PROBLEM REQUIREMENTS:
Below is a listing to transcribe in full and exactly; keep the pictures out.

SOURCE EXCERPT:
-- START --
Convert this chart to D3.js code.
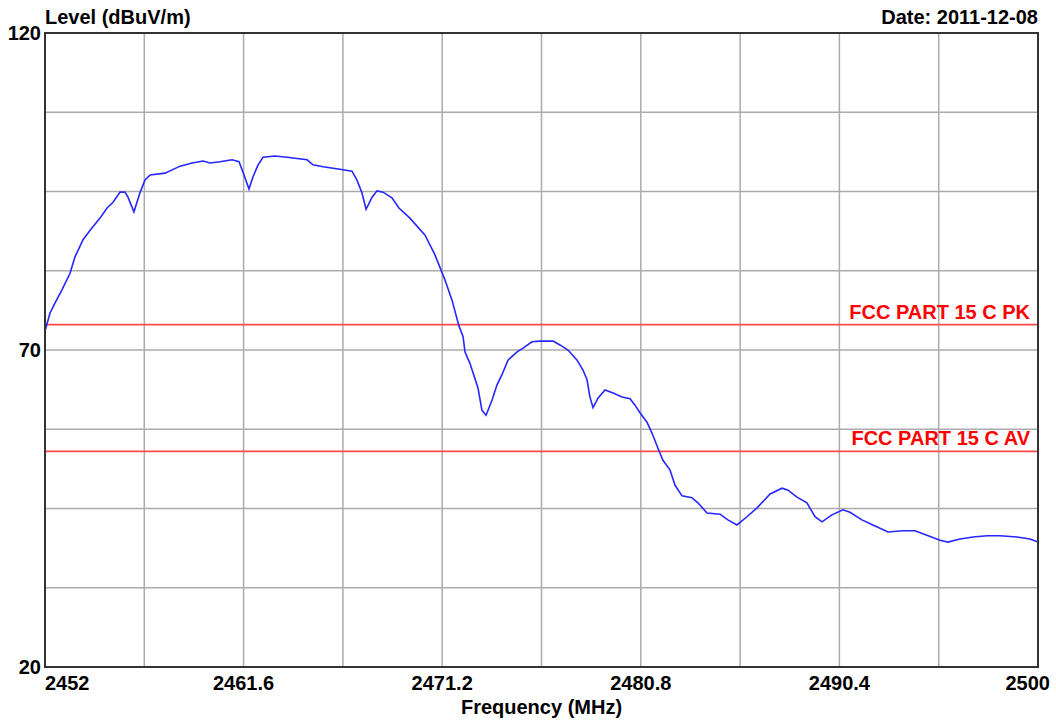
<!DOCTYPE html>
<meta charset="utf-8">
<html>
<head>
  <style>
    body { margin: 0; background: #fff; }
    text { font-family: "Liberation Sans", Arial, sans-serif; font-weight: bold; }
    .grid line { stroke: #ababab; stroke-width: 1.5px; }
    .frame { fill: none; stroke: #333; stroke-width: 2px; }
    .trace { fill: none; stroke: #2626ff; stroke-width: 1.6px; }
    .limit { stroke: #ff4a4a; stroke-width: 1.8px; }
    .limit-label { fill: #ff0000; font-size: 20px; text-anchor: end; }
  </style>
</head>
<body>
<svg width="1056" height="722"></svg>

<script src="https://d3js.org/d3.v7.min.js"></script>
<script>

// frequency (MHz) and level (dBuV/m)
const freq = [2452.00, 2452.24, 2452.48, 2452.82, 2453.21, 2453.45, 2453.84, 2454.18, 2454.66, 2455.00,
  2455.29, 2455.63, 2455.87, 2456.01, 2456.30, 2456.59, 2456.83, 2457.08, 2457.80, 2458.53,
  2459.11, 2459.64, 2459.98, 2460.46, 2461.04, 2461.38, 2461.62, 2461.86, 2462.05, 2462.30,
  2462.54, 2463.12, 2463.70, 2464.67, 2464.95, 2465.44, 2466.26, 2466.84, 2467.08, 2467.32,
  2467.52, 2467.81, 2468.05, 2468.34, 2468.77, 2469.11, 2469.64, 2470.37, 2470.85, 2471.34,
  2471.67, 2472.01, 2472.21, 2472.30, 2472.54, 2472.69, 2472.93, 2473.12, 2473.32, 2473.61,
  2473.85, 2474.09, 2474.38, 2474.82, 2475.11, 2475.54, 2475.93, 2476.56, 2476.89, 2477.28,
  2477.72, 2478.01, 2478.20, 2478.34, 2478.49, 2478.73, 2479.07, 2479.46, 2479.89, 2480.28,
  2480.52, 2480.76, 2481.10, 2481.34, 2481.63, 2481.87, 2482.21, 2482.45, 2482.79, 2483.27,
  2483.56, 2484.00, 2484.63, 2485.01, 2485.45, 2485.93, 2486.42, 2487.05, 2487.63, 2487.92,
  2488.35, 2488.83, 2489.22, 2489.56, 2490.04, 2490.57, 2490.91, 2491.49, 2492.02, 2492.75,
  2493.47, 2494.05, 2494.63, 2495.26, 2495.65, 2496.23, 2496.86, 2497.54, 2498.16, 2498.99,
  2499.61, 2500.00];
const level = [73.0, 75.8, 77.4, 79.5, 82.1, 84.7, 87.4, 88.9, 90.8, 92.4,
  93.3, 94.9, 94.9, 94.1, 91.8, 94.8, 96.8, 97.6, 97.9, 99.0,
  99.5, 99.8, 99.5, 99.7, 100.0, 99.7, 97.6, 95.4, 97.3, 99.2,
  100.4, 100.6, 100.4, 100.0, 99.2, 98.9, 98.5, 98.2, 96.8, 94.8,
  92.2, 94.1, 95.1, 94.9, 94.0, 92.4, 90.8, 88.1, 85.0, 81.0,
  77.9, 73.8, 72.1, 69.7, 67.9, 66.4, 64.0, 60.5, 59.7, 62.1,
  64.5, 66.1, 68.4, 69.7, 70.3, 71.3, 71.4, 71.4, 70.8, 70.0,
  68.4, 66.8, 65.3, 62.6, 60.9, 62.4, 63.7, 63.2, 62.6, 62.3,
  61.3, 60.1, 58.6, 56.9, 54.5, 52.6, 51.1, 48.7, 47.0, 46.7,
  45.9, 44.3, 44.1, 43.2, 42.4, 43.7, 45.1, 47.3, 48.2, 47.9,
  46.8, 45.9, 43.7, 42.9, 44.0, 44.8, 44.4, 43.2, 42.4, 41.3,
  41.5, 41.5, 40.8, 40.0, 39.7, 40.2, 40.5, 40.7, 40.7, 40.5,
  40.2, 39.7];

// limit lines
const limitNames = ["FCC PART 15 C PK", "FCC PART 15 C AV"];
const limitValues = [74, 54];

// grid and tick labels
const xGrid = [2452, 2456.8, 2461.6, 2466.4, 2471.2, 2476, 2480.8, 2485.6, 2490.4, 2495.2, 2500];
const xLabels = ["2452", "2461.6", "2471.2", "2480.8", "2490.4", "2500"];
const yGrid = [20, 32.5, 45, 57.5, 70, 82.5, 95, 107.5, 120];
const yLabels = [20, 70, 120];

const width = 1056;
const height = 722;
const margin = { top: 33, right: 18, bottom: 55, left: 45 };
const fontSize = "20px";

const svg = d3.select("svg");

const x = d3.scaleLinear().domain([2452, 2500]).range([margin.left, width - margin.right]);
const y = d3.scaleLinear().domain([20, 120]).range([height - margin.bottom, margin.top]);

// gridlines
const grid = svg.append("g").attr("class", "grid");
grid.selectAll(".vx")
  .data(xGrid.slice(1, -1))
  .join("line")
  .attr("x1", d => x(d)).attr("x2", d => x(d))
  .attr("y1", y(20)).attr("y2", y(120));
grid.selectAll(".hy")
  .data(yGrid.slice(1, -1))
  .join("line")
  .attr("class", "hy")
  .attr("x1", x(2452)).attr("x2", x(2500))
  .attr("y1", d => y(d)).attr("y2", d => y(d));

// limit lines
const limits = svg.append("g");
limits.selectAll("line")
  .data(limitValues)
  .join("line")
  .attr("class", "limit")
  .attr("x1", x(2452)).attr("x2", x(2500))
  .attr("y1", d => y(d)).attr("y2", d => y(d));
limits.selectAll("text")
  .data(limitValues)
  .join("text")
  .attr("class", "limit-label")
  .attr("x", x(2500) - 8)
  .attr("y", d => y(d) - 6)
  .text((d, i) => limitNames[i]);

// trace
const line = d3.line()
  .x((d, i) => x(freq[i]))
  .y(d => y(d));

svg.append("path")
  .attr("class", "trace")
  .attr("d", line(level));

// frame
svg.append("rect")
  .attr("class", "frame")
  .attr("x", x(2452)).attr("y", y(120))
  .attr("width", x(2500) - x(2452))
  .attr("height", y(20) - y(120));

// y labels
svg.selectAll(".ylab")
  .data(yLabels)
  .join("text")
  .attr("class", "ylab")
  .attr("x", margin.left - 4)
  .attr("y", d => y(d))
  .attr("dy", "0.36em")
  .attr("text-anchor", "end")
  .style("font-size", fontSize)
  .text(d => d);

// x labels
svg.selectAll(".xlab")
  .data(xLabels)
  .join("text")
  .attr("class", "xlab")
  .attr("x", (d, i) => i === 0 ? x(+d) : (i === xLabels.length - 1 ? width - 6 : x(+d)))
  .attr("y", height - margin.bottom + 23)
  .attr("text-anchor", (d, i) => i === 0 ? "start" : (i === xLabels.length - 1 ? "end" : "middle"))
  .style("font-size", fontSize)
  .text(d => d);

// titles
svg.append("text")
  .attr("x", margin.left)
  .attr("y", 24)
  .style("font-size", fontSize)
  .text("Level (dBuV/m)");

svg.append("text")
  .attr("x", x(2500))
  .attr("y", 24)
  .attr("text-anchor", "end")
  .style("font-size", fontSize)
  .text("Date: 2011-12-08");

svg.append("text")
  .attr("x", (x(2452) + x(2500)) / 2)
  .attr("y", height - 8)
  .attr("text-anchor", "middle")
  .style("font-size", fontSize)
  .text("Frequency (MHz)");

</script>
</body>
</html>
-- END --
WRITTEN SOLUTION:
Convert this chart to D3.js code.
<!DOCTYPE html>
<meta charset="utf-8">
<html>
<head>
  <style>
    body { margin: 0; background: #fff; }
    text { font-family: "Liberation Sans", Arial, sans-serif; font-weight: bold; }
    .grid line { stroke: #ababab; stroke-width: 1.5px; }
    .frame { fill: none; stroke: #333; stroke-width: 2px; }
    .trace { fill: none; stroke: #2626ff; stroke-width: 1.6px; }
    .limit { stroke: #ff4a4a; stroke-width: 1.8px; }
    .limit-label { fill: #ff0000; font-size: 20px; text-anchor: end; }
  </style>
</head>
<body>
<svg width="1056" height="722"></svg>

<script src="https://d3js.org/d3.v7.min.js"></script>
<script>

// frequency (MHz) and level (dBuV/m)
const freq = [2452.00, 2452.24, 2452.48, 2452.82, 2453.21, 2453.45, 2453.84, 2454.18, 2454.66, 2455.00,
  2455.29, 2455.63, 2455.87, 2456.01, 2456.30, 2456.59, 2456.83, 2457.08, 2457.80, 2458.53,
  2459.11, 2459.64, 2459.98, 2460.46, 2461.04, 2461.38, 2461.62, 2461.86, 2462.05, 2462.30,
  2462.54, 2463.12, 2463.70, 2464.67, 2464.95, 2465.44, 2466.26, 2466.84, 2467.08, 2467.32,
  2467.52, 2467.81, 2468.05, 2468.34, 2468.77, 2469.11, 2469.64, 2470.37, 2470.85, 2471.34,
  2471.67, 2472.01, 2472.21, 2472.30, 2472.54, 2472.69, 2472.93, 2473.12, 2473.32, 2473.61,
  2473.85, 2474.09, 2474.38, 2474.82, 2475.11, 2475.54, 2475.93, 2476.56, 2476.89, 2477.28,
  2477.72, 2478.01, 2478.20, 2478.34, 2478.49, 2478.73, 2479.07, 2479.46, 2479.89, 2480.28,
  2480.52, 2480.76, 2481.10, 2481.34, 2481.63, 2481.87, 2482.21, 2482.45, 2482.79, 2483.27,
  2483.56, 2484.00, 2484.63, 2485.01, 2485.45, 2485.93, 2486.42, 2487.05, 2487.63, 2487.92,
  2488.35, 2488.83, 2489.22, 2489.56, 2490.04, 2490.57, 2490.91, 2491.49, 2492.02, 2492.75,
  2493.47, 2494.05, 2494.63, 2495.26, 2495.65, 2496.23, 2496.86, 2497.54, 2498.16, 2498.99,
  2499.61, 2500.00];
const level = [73.0, 75.8, 77.4, 79.5, 82.1, 84.7, 87.4, 88.9, 90.8, 92.4,
  93.3, 94.9, 94.9, 94.1, 91.8, 94.8, 96.8, 97.6, 97.9, 99.0,
  99.5, 99.8, 99.5, 99.7, 100.0, 99.7, 97.6, 95.4, 97.3, 99.2,
  100.4, 100.6, 100.4, 100.0, 99.2, 98.9, 98.5, 98.2, 96.8, 94.8,
  92.2, 94.1, 95.1, 94.9, 94.0, 92.4, 90.8, 88.1, 85.0, 81.0,
  77.9, 73.8, 72.1, 69.7, 67.9, 66.4, 64.0, 60.5, 59.7, 62.1,
  64.5, 66.1, 68.4, 69.7, 70.3, 71.3, 71.4, 71.4, 70.8, 70.0,
  68.4, 66.8, 65.3, 62.6, 60.9, 62.4, 63.7, 63.2, 62.6, 62.3,
  61.3, 60.1, 58.6, 56.9, 54.5, 52.6, 51.1, 48.7, 47.0, 46.7,
  45.9, 44.3, 44.1, 43.2, 42.4, 43.7, 45.1, 47.3, 48.2, 47.9,
  46.8, 45.9, 43.7, 42.9, 44.0, 44.8, 44.4, 43.2, 42.4, 41.3,
  41.5, 41.5, 40.8, 40.0, 39.7, 40.2, 40.5, 40.7, 40.7, 40.5,
  40.2, 39.7];

// limit lines
const limitNames = ["FCC PART 15 C PK", "FCC PART 15 C AV"];
const limitValues = [74, 54];

// grid and tick labels
const xGrid = [2452, 2456.8, 2461.6, 2466.4, 2471.2, 2476, 2480.8, 2485.6, 2490.4, 2495.2, 2500];
const xLabels = ["2452", "2461.6", "2471.2", "2480.8", "2490.4", "2500"];
const yGrid = [20, 32.5, 45, 57.5, 70, 82.5, 95, 107.5, 120];
const yLabels = [20, 70, 120];

const width = 1056;
const height = 722;
const margin = { top: 33, right: 18, bottom: 55, left: 45 };
const fontSize = "20px";

const svg = d3.select("svg");

const x = d3.scaleLinear().domain([2452, 2500]).range([margin.left, width - margin.right]);
const y = d3.scaleLinear().domain([20, 120]).range([height - margin.bottom, margin.top]);

// gridlines
const grid = svg.append("g").attr("class", "grid");
grid.selectAll(".vx")
  .data(xGrid.slice(1, -1))
  .join("line")
  .attr("x1", d => x(d)).attr("x2", d => x(d))
  .attr("y1", y(20)).attr("y2", y(120));
grid.selectAll(".hy")
  .data(yGrid.slice(1, -1))
  .join("line")
  .attr("class", "hy")
  .attr("x1", x(2452)).attr("x2", x(2500))
  .attr("y1", d => y(d)).attr("y2", d => y(d));

// limit lines
const limits = svg.append("g");
limits.selectAll("line")
  .data(limitValues)
  .join("line")
  .attr("class", "limit")
  .attr("x1", x(2452)).attr("x2", x(2500))
  .attr("y1", d => y(d)).attr("y2", d => y(d));
limits.selectAll("text")
  .data(limitValues)
  .join("text")
  .attr("class", "limit-label")
  .attr("x", x(2500) - 8)
  .attr("y", d => y(d) - 6)
  .text((d, i) => limitNames[i]);

// trace
const line = d3.line()
  .x((d, i) => x(freq[i]))
  .y(d => y(d));

svg.append("path")
  .attr("class", "trace")
  .attr("d", line(level));

// frame
svg.append("rect")
  .attr("class", "frame")
  .attr("x", x(2452)).attr("y", y(120))
  .attr("width", x(2500) - x(2452))
  .attr("height", y(20) - y(120));

// y labels
svg.selectAll(".ylab")
  .data(yLabels)
  .join("text")
  .attr("class", "ylab")
  .attr("x", margin.left - 4)
  .attr("y", d => y(d))
  .attr("dy", "0.36em")
  .attr("text-anchor", "end")
  .style("font-size", fontSize)
  .text(d => d);

// x labels
svg.selectAll(".xlab")
  .data(xLabels)
  .join("text")
  .attr("class", "xlab")
  .attr("x", (d, i) => i === 0 ? x(+d) : (i === xLabels.length - 1 ? width - 6 : x(+d)))
  .attr("y", height - margin.bottom + 23)
  .attr("text-anchor", (d, i) => i === 0 ? "start" : (i === xLabels.length - 1 ? "end" : "middle"))
  .style("font-size", fontSize)
  .text(d => d);

// titles
svg.append("text")
  .attr("x", margin.left)
  .attr("y", 24)
  .style("font-size", fontSize)
  .text("Level (dBuV/m)");

svg.append("text")
  .attr("x", x(2500))
  .attr("y", 24)
  .attr("text-anchor", "end")
  .style("font-size", fontSize)
  .text("Date: 2011-12-08");

svg.append("text")
  .attr("x", (x(2452) + x(2500)) / 2)
  .attr("y", height - 8)
  .attr("text-anchor", "middle")
  .style("font-size", fontSize)
  .text("Frequency (MHz)");

</script>
</body>
</html>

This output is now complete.